● Exercise requirements:
Repeat exactly the lines of the listing below, please, starting with the first and ending with the line containing "const yTicks = [0, 5, 10, 15, 20];"; leave out the rest.
## start
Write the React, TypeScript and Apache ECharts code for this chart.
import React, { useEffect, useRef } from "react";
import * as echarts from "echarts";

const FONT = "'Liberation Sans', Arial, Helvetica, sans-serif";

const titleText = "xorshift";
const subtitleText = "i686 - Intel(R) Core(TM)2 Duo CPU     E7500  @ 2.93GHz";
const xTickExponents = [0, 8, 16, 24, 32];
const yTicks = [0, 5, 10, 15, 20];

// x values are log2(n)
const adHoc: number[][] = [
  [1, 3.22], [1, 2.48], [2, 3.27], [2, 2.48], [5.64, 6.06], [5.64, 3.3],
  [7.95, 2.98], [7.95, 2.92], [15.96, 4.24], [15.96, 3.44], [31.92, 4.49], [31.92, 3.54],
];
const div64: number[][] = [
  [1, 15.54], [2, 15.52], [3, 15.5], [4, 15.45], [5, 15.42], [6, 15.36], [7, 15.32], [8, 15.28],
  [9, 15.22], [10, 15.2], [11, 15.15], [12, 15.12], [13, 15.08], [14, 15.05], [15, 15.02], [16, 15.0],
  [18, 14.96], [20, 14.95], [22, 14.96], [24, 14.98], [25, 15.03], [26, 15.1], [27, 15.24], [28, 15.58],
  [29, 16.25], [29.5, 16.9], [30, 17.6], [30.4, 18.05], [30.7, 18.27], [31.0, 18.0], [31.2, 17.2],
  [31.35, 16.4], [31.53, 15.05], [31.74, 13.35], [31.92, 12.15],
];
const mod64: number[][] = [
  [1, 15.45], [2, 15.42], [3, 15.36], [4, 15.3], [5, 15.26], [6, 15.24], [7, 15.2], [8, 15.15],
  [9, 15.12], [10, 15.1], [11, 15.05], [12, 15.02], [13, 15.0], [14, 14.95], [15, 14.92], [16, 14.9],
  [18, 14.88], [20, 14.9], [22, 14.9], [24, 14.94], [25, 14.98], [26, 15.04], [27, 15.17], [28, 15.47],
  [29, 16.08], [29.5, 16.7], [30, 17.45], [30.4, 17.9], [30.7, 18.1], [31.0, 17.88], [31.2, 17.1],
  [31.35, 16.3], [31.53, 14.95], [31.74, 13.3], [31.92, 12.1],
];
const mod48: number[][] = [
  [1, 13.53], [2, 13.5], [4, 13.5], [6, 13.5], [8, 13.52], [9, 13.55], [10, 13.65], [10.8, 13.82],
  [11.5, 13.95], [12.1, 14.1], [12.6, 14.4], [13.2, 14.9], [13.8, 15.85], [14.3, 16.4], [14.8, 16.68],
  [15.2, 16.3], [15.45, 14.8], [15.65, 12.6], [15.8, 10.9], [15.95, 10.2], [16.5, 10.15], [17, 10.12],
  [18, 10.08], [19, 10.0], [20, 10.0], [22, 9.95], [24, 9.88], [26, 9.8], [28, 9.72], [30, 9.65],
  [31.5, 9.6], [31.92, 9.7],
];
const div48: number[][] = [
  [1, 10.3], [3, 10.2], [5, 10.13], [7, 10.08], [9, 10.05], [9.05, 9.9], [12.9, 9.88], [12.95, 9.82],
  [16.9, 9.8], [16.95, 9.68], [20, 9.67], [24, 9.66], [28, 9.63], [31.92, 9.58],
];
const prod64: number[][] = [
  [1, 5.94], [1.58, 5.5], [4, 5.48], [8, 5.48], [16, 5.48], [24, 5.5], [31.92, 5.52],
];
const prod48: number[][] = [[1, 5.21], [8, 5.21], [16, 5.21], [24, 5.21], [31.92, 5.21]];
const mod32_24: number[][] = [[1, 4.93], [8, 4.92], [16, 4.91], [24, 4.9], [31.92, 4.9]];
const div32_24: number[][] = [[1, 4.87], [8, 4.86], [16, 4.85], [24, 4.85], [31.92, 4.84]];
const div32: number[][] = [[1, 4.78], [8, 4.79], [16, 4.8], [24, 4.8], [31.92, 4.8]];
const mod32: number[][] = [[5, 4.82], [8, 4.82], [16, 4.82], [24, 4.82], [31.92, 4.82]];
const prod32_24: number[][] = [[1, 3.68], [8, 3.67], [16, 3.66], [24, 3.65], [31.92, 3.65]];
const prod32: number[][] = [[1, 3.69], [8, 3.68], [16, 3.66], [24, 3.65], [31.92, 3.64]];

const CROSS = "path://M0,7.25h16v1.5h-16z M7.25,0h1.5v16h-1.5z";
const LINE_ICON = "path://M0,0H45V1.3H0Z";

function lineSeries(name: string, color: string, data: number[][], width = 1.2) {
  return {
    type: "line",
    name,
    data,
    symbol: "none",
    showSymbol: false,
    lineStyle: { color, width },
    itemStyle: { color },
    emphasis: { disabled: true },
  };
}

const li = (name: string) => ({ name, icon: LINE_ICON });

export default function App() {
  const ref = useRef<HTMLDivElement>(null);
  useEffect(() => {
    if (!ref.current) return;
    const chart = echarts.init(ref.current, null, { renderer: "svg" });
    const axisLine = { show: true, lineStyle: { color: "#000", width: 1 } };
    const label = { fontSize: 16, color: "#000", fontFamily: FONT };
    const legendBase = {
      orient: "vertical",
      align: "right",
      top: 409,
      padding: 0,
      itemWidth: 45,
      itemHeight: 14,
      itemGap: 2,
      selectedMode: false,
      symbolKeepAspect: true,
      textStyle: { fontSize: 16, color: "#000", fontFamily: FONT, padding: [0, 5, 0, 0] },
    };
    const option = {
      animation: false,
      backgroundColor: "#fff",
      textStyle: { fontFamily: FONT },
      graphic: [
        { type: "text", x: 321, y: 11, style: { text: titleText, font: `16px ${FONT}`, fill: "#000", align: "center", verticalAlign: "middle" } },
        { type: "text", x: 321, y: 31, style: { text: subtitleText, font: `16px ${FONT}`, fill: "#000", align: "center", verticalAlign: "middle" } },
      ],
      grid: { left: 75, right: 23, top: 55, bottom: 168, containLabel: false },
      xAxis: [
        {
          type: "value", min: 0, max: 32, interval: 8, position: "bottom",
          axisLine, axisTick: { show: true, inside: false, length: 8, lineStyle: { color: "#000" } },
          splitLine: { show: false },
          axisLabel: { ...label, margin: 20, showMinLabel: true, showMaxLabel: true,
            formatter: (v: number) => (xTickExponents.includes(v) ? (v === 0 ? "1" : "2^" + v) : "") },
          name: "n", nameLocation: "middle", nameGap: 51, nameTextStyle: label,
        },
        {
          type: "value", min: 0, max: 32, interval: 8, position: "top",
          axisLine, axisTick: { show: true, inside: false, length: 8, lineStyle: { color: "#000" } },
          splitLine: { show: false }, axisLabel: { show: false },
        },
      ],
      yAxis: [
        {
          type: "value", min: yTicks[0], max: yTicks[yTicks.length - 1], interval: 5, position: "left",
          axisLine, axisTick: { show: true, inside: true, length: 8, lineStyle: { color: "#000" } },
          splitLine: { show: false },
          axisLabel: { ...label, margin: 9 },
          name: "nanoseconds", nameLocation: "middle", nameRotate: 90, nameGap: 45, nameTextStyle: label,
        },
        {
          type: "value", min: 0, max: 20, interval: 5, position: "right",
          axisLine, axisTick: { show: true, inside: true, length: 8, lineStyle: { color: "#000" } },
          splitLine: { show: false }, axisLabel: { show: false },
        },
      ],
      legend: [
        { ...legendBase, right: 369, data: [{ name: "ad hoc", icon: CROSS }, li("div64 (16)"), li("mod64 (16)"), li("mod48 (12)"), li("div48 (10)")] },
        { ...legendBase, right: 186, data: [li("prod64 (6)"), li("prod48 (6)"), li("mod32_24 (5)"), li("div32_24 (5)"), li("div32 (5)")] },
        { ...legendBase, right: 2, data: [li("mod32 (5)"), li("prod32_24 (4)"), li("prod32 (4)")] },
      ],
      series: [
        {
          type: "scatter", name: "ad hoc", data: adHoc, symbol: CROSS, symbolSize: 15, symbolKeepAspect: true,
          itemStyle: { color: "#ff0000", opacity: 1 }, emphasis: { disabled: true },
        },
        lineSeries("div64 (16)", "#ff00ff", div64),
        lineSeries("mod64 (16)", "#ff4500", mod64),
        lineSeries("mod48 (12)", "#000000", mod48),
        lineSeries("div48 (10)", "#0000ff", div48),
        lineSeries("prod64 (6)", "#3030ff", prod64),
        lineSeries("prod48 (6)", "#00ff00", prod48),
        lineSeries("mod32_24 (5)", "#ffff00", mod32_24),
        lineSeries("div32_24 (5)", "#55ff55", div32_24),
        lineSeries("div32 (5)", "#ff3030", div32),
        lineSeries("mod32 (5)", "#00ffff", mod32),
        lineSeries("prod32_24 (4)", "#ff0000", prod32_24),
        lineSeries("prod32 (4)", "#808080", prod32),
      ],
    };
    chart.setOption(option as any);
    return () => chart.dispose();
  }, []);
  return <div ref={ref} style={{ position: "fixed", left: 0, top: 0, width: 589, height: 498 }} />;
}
## end
● Solution to this exercise:
Write the React, TypeScript and Apache ECharts code for this chart.
import React, { useEffect, useRef } from "react";
import * as echarts from "echarts";

const FONT = "'Liberation Sans', Arial, Helvetica, sans-serif";

const titleText = "xorshift";
const subtitleText = "i686 - Intel(R) Core(TM)2 Duo CPU     E7500  @ 2.93GHz";
const xTickExponents = [0, 8, 16, 24, 32];
const yTicks = [0, 5, 10, 15, 20];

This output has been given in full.